- **Requirement**
Quote verbatim everything from the line containing "Convert this chart to matplotlib code." down to the line containing "ink = '#1a1a1a'", with both of those lines included and no others.

- **Provided records**
————————

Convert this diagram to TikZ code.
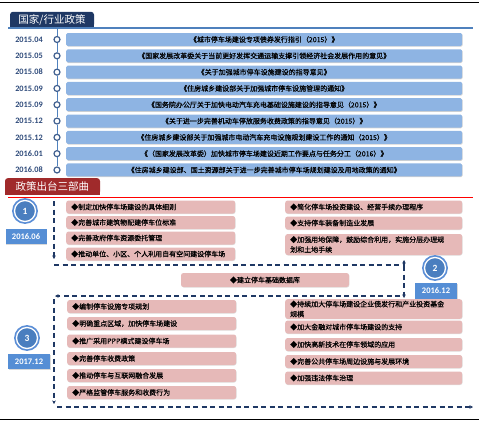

————————

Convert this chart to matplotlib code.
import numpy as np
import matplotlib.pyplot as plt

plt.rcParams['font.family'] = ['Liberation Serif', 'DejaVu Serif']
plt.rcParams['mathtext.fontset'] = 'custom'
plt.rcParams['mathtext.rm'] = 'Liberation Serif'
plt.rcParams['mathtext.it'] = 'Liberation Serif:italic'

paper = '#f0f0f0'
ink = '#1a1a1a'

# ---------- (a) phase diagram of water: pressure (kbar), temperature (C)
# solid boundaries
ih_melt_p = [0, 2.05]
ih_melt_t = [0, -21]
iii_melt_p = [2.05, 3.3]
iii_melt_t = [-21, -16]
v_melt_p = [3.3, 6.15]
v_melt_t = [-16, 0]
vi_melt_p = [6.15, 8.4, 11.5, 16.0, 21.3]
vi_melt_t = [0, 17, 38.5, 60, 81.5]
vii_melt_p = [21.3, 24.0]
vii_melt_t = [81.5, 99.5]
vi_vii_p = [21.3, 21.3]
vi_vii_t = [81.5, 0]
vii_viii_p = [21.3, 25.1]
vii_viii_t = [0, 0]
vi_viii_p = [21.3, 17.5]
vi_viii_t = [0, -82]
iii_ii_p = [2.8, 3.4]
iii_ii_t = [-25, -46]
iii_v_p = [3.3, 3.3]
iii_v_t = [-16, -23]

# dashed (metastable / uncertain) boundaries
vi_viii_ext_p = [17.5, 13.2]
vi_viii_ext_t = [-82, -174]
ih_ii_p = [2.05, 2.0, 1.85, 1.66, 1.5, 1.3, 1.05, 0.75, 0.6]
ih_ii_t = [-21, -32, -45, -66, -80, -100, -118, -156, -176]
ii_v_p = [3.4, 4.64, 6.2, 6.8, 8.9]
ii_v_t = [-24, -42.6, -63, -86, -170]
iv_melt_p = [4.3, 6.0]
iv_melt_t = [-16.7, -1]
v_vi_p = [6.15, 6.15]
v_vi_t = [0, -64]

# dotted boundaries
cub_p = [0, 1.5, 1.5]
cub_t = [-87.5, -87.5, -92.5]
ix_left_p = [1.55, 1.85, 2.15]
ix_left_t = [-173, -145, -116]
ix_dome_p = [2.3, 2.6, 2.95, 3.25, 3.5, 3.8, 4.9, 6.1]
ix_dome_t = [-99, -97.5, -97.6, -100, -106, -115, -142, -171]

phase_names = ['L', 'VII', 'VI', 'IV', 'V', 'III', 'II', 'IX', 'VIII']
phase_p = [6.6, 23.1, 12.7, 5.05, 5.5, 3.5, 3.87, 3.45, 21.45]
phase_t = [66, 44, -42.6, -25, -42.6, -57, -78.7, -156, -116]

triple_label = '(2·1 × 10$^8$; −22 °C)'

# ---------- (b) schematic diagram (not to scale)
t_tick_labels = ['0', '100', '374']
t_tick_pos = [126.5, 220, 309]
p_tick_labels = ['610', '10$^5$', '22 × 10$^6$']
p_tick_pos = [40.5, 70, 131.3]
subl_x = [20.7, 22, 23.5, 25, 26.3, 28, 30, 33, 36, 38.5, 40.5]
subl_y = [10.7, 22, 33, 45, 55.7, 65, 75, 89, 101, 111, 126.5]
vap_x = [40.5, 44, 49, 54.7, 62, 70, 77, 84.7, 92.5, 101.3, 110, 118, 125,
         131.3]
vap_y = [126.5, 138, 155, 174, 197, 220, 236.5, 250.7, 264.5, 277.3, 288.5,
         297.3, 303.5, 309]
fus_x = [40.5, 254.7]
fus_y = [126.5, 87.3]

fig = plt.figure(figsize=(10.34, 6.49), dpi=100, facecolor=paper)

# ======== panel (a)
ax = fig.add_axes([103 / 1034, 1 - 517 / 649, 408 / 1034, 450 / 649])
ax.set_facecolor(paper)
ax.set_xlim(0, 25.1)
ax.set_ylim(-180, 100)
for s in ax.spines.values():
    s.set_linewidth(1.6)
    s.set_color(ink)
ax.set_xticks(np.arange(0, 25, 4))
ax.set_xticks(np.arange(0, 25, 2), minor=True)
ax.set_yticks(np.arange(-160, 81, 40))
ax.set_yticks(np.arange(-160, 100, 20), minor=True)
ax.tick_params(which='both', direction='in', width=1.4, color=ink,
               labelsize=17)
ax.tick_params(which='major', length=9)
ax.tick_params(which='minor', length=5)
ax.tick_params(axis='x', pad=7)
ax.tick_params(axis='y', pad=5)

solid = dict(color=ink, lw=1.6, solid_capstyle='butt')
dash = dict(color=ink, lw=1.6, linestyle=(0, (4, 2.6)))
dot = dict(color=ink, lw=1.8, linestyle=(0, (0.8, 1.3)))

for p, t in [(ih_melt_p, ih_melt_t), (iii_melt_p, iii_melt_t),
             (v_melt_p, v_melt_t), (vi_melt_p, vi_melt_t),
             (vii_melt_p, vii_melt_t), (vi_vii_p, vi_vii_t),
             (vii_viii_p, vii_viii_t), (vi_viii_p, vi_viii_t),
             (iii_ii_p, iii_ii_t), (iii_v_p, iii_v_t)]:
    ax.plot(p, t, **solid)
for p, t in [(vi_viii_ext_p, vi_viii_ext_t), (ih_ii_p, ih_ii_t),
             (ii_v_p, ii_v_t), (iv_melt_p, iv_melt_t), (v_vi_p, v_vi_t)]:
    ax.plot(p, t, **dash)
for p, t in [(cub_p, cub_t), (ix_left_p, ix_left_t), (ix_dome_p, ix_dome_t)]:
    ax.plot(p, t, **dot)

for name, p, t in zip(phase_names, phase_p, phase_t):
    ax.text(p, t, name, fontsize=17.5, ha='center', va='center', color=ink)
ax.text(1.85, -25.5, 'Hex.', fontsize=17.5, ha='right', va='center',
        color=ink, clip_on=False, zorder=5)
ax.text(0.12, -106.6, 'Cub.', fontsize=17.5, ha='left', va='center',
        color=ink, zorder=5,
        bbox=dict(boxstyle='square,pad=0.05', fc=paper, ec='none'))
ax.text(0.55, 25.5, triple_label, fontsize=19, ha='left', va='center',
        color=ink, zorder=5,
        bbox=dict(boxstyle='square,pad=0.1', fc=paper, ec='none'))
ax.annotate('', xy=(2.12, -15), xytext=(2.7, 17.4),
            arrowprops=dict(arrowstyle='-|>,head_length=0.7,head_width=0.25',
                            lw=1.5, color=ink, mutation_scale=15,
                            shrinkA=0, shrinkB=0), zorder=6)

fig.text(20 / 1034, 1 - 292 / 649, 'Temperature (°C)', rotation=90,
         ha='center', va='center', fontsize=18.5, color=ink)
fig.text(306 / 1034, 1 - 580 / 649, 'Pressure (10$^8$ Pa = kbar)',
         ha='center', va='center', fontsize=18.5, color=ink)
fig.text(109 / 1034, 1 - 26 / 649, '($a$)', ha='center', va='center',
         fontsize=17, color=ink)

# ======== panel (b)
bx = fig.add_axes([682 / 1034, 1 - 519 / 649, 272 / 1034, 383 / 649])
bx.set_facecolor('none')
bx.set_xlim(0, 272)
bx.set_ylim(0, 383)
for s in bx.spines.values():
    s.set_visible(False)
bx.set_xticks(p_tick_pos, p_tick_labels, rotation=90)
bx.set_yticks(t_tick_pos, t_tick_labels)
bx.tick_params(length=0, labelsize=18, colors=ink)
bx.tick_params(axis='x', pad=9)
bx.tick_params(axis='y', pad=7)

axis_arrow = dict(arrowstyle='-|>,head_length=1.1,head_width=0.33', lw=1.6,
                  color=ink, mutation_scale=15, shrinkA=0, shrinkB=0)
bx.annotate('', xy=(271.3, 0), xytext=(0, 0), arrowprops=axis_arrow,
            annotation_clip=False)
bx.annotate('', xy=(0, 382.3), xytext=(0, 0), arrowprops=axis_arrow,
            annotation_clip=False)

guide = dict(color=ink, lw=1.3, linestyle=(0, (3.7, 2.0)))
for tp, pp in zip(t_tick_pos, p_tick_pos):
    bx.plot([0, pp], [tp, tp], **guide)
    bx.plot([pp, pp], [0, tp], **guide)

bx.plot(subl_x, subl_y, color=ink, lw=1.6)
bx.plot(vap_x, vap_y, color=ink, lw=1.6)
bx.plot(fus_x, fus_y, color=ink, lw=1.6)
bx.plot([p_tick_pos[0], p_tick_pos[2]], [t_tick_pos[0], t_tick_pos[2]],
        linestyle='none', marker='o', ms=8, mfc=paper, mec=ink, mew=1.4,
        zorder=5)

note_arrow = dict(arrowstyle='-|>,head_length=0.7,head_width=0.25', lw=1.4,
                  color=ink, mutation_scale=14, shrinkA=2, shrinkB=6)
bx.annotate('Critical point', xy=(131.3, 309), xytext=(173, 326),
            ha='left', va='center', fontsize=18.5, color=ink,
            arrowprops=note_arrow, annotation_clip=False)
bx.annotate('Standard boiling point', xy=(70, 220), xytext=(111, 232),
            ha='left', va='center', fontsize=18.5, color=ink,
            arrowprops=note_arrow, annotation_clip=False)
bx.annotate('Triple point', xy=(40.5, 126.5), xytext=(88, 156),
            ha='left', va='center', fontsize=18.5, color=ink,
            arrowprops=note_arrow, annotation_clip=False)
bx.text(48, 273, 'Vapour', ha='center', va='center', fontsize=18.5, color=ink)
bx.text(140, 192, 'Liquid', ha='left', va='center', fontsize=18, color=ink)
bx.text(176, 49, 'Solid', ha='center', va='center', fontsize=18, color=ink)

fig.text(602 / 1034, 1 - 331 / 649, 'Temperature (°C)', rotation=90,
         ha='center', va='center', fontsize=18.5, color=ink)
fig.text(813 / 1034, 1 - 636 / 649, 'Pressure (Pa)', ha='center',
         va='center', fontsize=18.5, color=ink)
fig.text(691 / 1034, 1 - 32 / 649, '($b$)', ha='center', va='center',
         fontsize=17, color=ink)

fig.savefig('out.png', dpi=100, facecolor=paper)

————————

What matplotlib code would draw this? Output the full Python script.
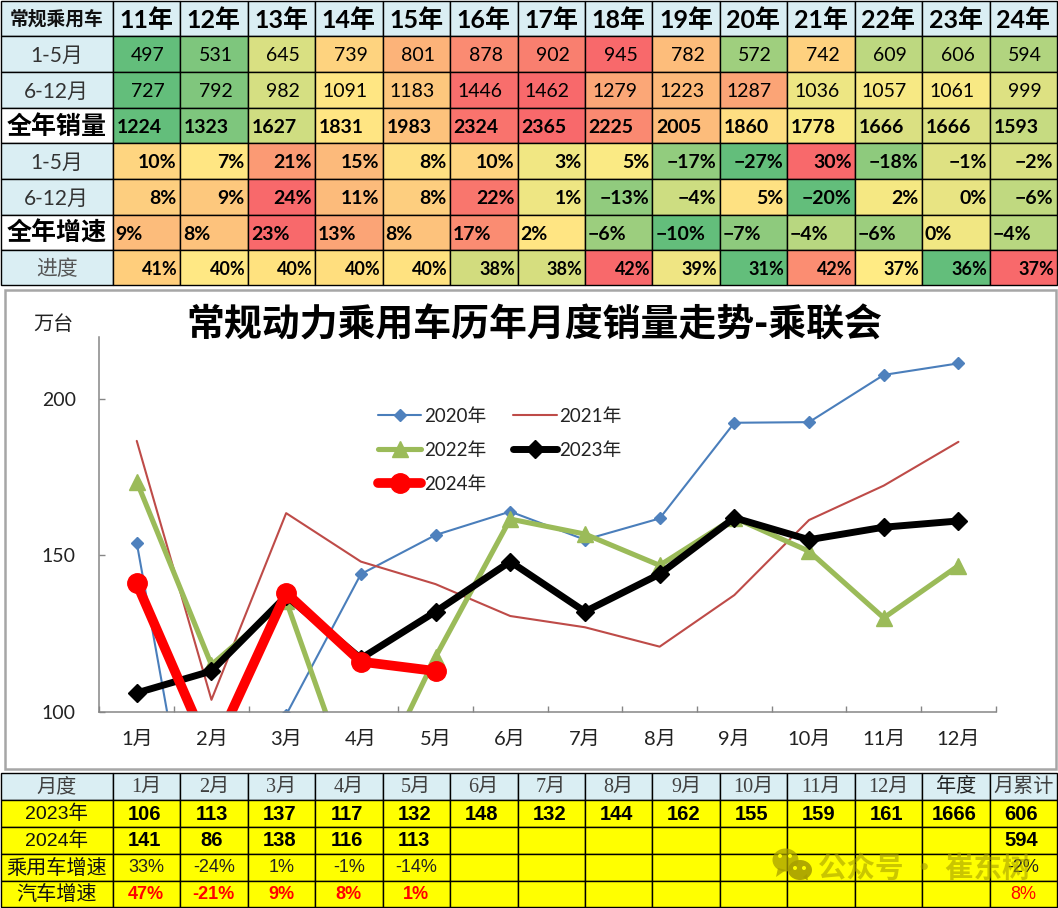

————————

- **Finished task**
Convert this chart to matplotlib code.
import numpy as np
import matplotlib.pyplot as plt

plt.rcParams['font.family'] = ['Liberation Serif', 'DejaVu Serif']
plt.rcParams['mathtext.fontset'] = 'custom'
plt.rcParams['mathtext.rm'] = 'Liberation Serif'
plt.rcParams['mathtext.it'] = 'Liberation Serif:italic'

paper = '#f0f0f0'
ink = '#1a1a1a'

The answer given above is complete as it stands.